Why Brazil under President Michel Temer risks becoming 'Lebanized'

Why Brazil under President Michel Temer risks becoming 'Lebanized'

Btaaboura is a tiny village in the mountains of northern Lebanon. It is connected to the main motorway by a narrow winding road. It could be just anywhere in the Christian part of this country: white stone houses, olive groves, wine grapes, bare hills.

Like elsewhere, the wealth is hardly backed by hard work. It is mainly sustained by remittances flowing from abroad. There are grotesquely luxurious cars everywhere - Audis, BMWs. And there is Western Union office on the main street. All doors are closed; nothing moves.

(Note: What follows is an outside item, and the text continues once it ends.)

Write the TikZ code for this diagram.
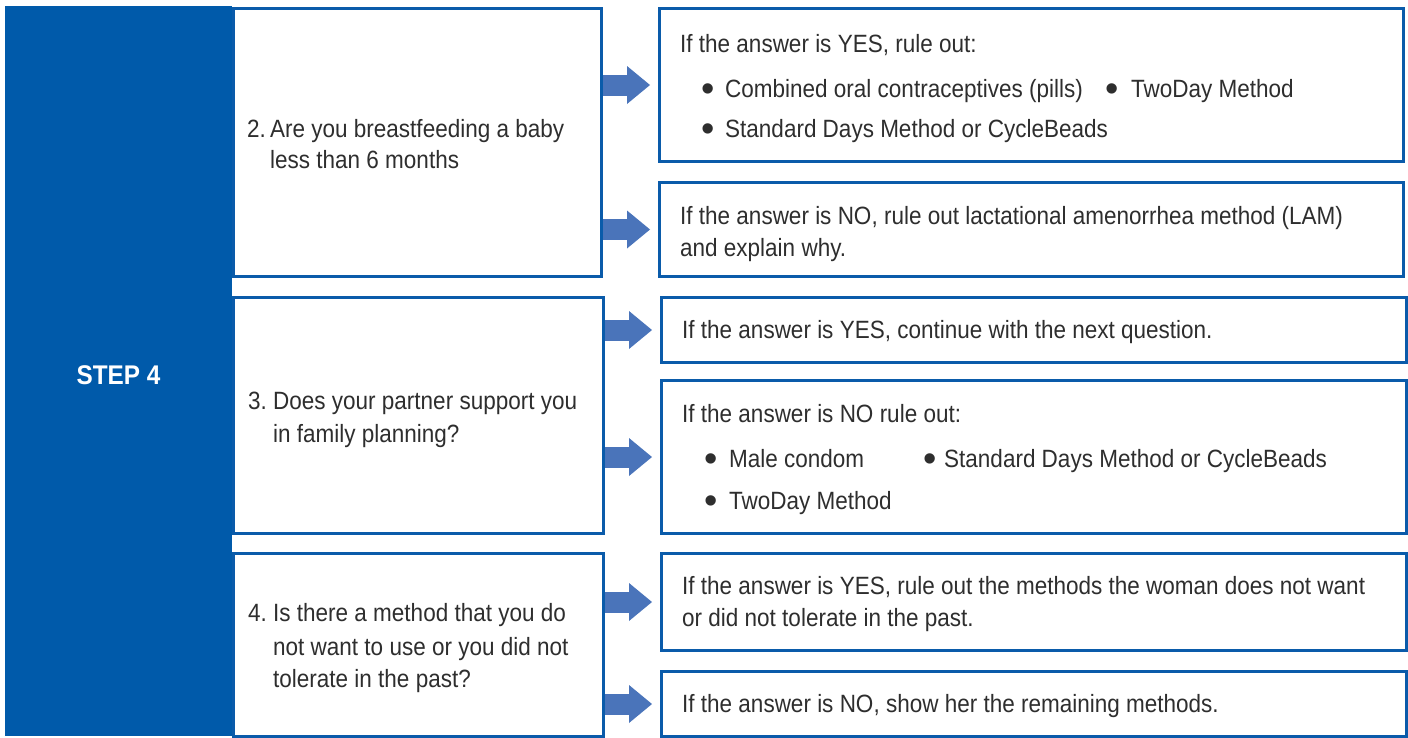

But this village is actually ‘unique’; different from all others in the area. At the entrance, there is a new park that shows the Brazilian and Lebanese flag fluttering side-by-side.

And across the street, a blue and white sign announces in Portuguese and Arabic: RUA MICHEL TAMER PRESIDENTE DO BRAZIL.

In front of the word PRESIDENTE, there is a patch of blue spray paint. Later, I am told that just a few months ago it read, VICE-PRESIDENTE, but when Michel Temer ousted the legitimate President of Brazil, Dilma Rousseff, the Mayor of Btaaboura personally covered what he considered to be ‘outdated’ – the word VICE (Temer took office on August 31, 2016 after Rousseff's impeachment and removal).

We inquired at a small grocery store, and soon we found the ancestral home of Michel Temer, “Presidente do Brazil’. Nizar Tamer (the local spelling), his cousin, was sitting in the garden, waving at us, inviting us in.

“Come, sit down and rest. Have some figs and grapes: all local produce. You want to talk about Michel? But of course; why not?”

Soon, the seating area begins to fill with other relatives and friends. Fruits are served. Everybody is smiling, joking, happy.

My head is heavy. I hardly slept the night before, shooting endless Tweets, denouncing the coup, ending my long chain of messages with words of unconditional support for Dilma, and with one Tweet depicting a battered Brazilian flag, accompanied by the text: “Here is lesson one in essential Portuguese: FORA TEMER! = TEMER, GET OUT!”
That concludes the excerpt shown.